INA and several others partners have initiated an R&D project, OPALES, to develop a distributed environment which enhances experts’ private work on multimedia archives and enables collaborative knowledge work on the Web. The challenge is to advance knowledge by building digital communities of experts who add value to the archival dataset by annotating items. The environment supports users working on multimedia archives, preserves their data in private workspaces, and helps them to share expertise. Each end-user accesses information within a private workspace. Any document (annotation as well as archive) is handled as a private copy which can virtually be annotated, indexed, linked to other information, edited to be inserted into new documents, and so on. Direct anchoring of annotations within audio or video is supported.

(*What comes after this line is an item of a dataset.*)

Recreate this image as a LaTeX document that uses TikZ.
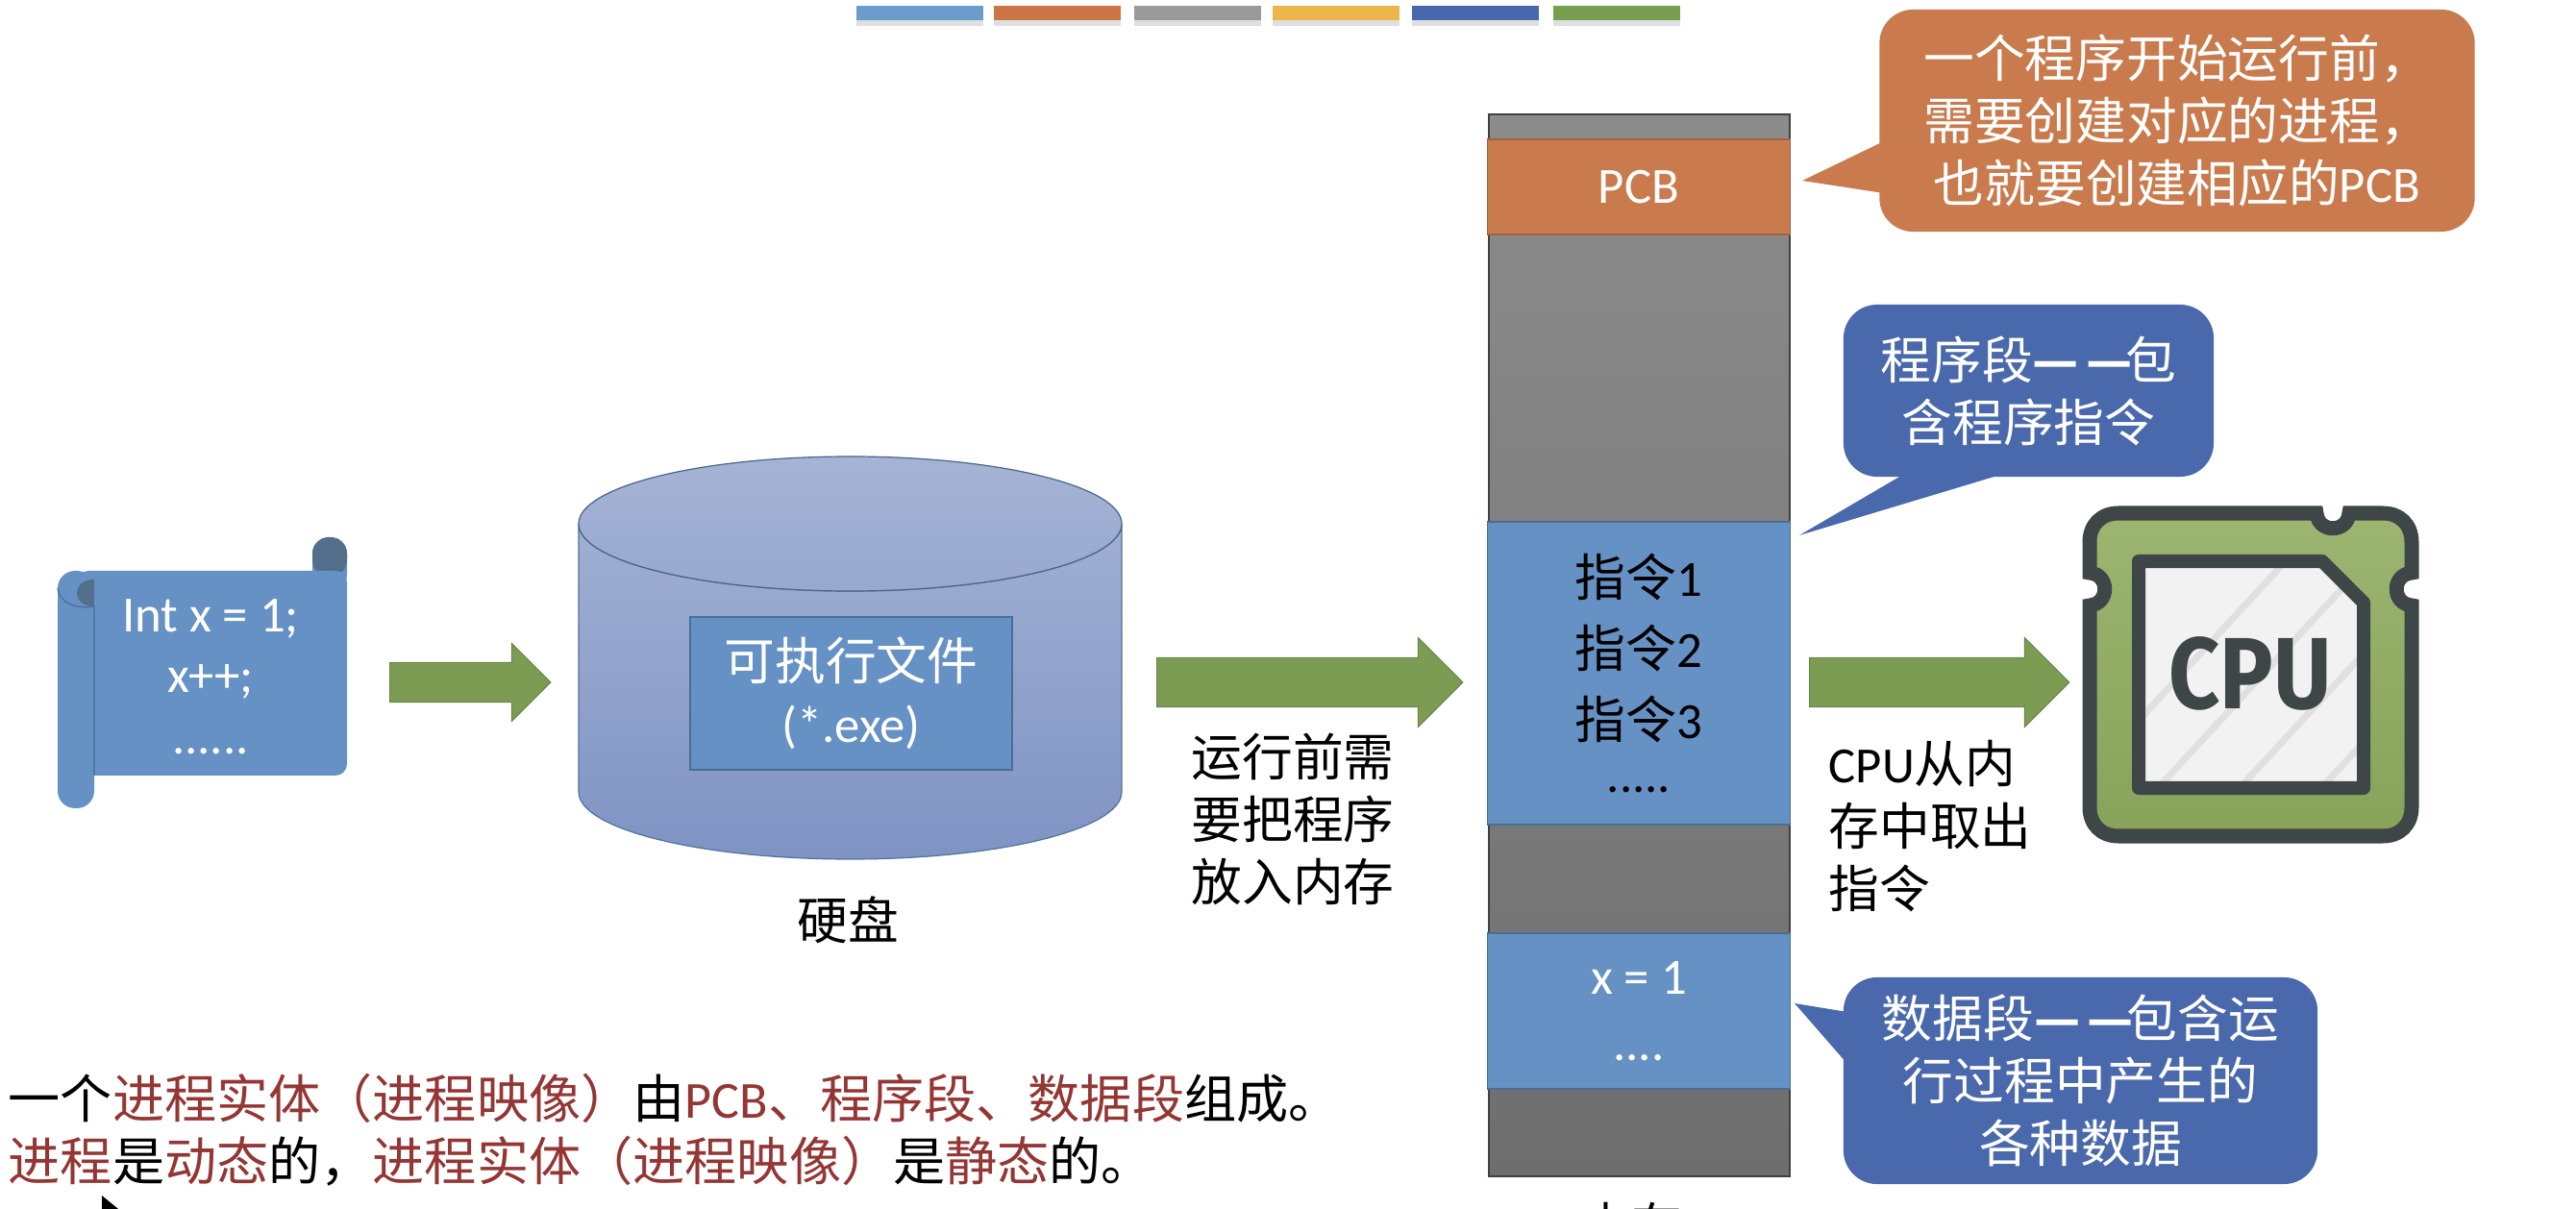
\documentclass[tikz,border=0pt]{standalone}
\usepackage{fontspec}
\setmainfont{Noto Sans CJK SC}
\newfontfamily\lat{Carlito}
\newfontfamily\cpufont{Fira Sans}
\usetikzlibrary{shapes.arrows,shadows}
\definecolor{segblue}{HTML}{6591C4}
\definecolor{noteblue}{HTML}{4A69AC}
\definecolor{noteorange}{HTML}{C97B4D}
\definecolor{arrowgreen}{HTML}{7C9C54}
\definecolor{procred}{HTML}{943634}
\definecolor{chipdark}{HTML}{3F4648}
\definecolor{chiptop}{HTML}{9CB571}
\definecolor{chipbot}{HTML}{87A35A}
\definecolor{disktop}{HTML}{A0AFD2}
\definecolor{diskbot}{HTML}{7F93C4}
\definecolor{captop}{HTML}{A5B3D5}
\definecolor{capbot}{HTML}{98A8CF}
\definecolor{memtop}{HTML}{8C8C8C}
\definecolor{membot}{HTML}{6E6E6E}
\newcommand{\hl}[1]{{\color{procred}#1}}
\newcommand{\dashes}{{\bfseries —\kern.14em—\kern-.14em}}
\tikzset{
  txt/.style={font=\fontsize{15}{18.5}\selectfont,align=center,inner sep=0pt},
  bigarrow/.style={single arrow,fill=arrowgreen,draw=arrowgreen!85!black,line width=0.01cm,
    inner xsep=0pt,inner ysep=0.25cm,single arrow head extend=0.21cm,single arrow tip angle=90},
  segment/.style={txt,fill=segblue,draw=segblue!75!black,line width=0.015cm,minimum width=3.15cm},
  note/.style={txt,text=white,rounded corners=0.35cm,minimum width=#1},
  summary/.style={txt,anchor=west,font=\fontsize{15.4}{18.5}\selectfont},
  topbar/.style={inner sep=0pt,minimum height=0.15cm,minimum width=1.31cm,
    drop shadow={shadow xshift=0pt,shadow yshift=-0.05cm,opacity=0.25}}
}
\begin{document}
\begin{tikzpicture}[x=0.01cm,y=-0.01cm]
  \useasboundingbox (0,0) rectangle (2680,1258);

  % Colour strip
  \foreach \xpos/\col/\nm in {957/6A9CCE/a,1100/CC7647/b,1246/9A9A9A/c,1390/EDB64A/d,1535/4668AD/e,1682/779F4F/f}{
    \definecolor{barcol}{HTML}{\col}
    \node[topbar,fill=barcol] (bar\nm) at (\xpos,14) {};
  }

  % Source scroll
  \fill[segblue,rounded corners=0.17cm] (325,559) rectangle (361,615);
  \fill[chipdark!45!segblue,rounded corners=0.17cm] (325,559) rectangle (361,600);
  \fill[segblue,rounded corners=0.12cm] (80,594) rectangle (361,807);
  \fill[segblue,rounded corners=0.18cm] (60,594) rectangle (98,841);
  \fill[chipdark!45!segblue] (98,603) .. controls (74,603) and (74,631) .. (98,631) -- cycle;
  \draw[segblue!75!black,line width=0.012cm] (60,612) .. controls (62,628) and (80,634) .. (98,631) -- (98,807);
  \node[txt,text=white,font=\fontsize{15}{18}\lat] (source) at (219,704) {Int x = 1;\\x++;\\......};

  % Disk
  \draw[draw=segblue!80!black,line width=0.012cm,top color=disktop,bottom color=diskbot]
    (602,545) -- (602,824) arc[start angle=180,end angle=0,x radius=282.5,y radius=70] -- (1167,545)
    arc[start angle=0,end angle=180,x radius=282.5,y radius=70] -- cycle;
  \draw[draw=segblue!70!black,line width=0.012cm,top color=captop,bottom color=capbot]
    (884.5,545) ellipse [x radius=282.5,y radius=70];
  \node[segment,minimum width=3.35cm,minimum height=1.59cm,text=white] (exe) at (885.5,721.5)
    {可执行文件\\{\lat (*.exe)}};
  \node[txt] (disklabel) at (882,957) {硬盘};

  % Arrows
  \node[bigarrow,inner ysep=0.2cm,single arrow head extend=0.2cm,minimum height=1.67cm] (arrowa) at (479,710) {};
  \node[bigarrow,minimum height=3.18cm] (arrowb) at (1350,710) {};
  \node[bigarrow,minimum height=2.70cm] (arrowc) at (2005,710) {};
  \node[txt,align=left] (loadlabel) at (1345,852) {运行前需\\要把程序\\放入内存};
  \node[txt,align=left,anchor=west] (fetchlabel) at (1902,860) {{\lat CPU}从内\\存中取出\\指令};

  % Memory
  \node[draw=black!75,line width=0.02cm,top color=memtop,bottom color=membot,inner sep=0pt,
    minimum width=3.13cm,minimum height=11.05cm] (memory) at (1705.5,671.5) {};
  \node[segment,fill=noteorange,draw=noteorange!80!black,minimum height=0.99cm,text=white] (pcb) at (1705,194.5) {\lat PCB};
  \node[segment,minimum height=3.15cm,font=\fontsize{15}{21}\selectfont] (program) at (1705,700.5)
    {指令{\lat 1}\\指令{\lat 2}\\指令{\lat 3}\\[-5pt]{\lat .....}};
  \node[segment,minimum height=1.62cm,text=white,font=\fontsize{15}{19.5}\lat] (data) at (1705,1052) {x = 1\\....};
  \node[txt] (memlabel) at (1697,1276) {内存};

  % Callouts
  \fill[noteorange] (1960,147) -- (1875,188) -- (1960,201) -- cycle;
  \node[note=6.19cm,fill=noteorange,minimum height=2.31cm] (notepcb) at (2265,125.5)
    {一个程序开始运行前，\\需要创建对应的进程，\\也就要创建相应的{\lat PCB}};
  \fill[noteblue] (1978,495) -- (1872,557) -- (2078,495) -- cycle;
  \node[note=3.85cm,fill=noteblue,minimum height=1.79cm] (noteprog) at (2110.5,406.5)
    {程序段\dashes 包\\含程序指令};
  \fill[noteblue] (1922,1053) -- (1867,1044) -- (1922,1107) -- cycle;
  \node[note=4.93cm,fill=noteblue,minimum height=2.15cm] (notedata) at (2164.5,1124.5)
    {数据段\dashes 包含运\\行过程中产生的\\各种数据};

  % CPU chip
  \draw[line width=0.15cm,draw=chipdark,top color=chiptop,bottom color=chipbot]
    (2204,534) -- (2410,534) .. controls (2412,555) and (2442,555) .. (2444,534) -- (2479,534)
    .. controls (2497,534) and (2509,546) .. (2509,564) -- (2509,596)
    .. controls (2488,598) and (2488,628) .. (2509,630) -- (2509,840)
    .. controls (2509,858) and (2497,870) .. (2479,870) -- (2204,870)
    .. controls (2186,870) and (2174,858) .. (2174,840) -- (2174,630)
    .. controls (2195,628) and (2195,598) .. (2174,596) -- (2174,564)
    .. controls (2174,546) and (2186,534) .. (2204,534) -- cycle;
  \begin{scope}
    \clip (2225,584) -- (2416,584) -- (2459,627) -- (2459,820) -- (2225,820) -- cycle;
    \fill[black!5] (2225,584) rectangle (2459,820);
    \foreach \xoff in {0,85,170,255}{
      \draw[black!12,line width=0.07cm] (2160+\xoff,820) -- (2400+\xoff,560);
    }
  \end{scope}
  \draw[line width=0.14cm,draw=chipdark,line join=round]
    (2225,584) -- (2416,584) -- (2459,627) -- (2459,820) -- (2225,820) -- cycle;
  \node[inner sep=0pt,text=chipdark,xscale=0.88,font=\fontsize{30}{30}\cpufont\bfseries] (cpu) at (2341,701) {CPU};

  % Summary lines
  \node[summary] (lineone) at (8,1143)
    {一个\hl{进程实体（进程映像）}由\hl{{\lat PCB}、程序段、数据段}组成。};
  \node[summary] (linetwo) at (8,1208)
    {\hl{进程}是\hl{动态}的，\hl{进程实体（进程映像）}是\hl{静态}的。};

  % Pointer
  \fill[black] (106,1244) -- (106,1270) -- (128,1262) -- cycle;
\end{tikzpicture}
\end{document}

To manage information and knowledge sharing, OPALES introduces the notions of an ‘authoring point of view’ which identifies annotation categories and of a ‘reading point of view’ which specifies which categories of annotations a reader wants to see. Any added piece of information always has an author and an ‘authoring point of view.’ To enable knowledge sharing, any user can ‘export’ a point of view to make some part of the elaborated knowledge available to others. Exporting a point of view consists of indexing it into the shared ontology to enable other experts to retrieve it easily and import it into their workspaces. A ‘reading point of view’ defines how a document is enhanced by annotations when presented. It is a mix of imported points of view. For instance, a researcher on sociology may ‘import’ (‘borrow’) the knowledge previously elicited and exported by economists, politicians, ethnologists, and so on, to better understand a document or to improve the relevance of queries. The selected annotations and links are displayed with the document. To enable computer activity using shared information, the system provides a mechanism for handling an extensible ontology, including point of view dependant aspects. It provides support for indexing and for searching in annotated documents.
The paper presents the features of OPALES, describes the mixing of points of view on video archives, and discusses some issues raised by knowledge sharing among experts.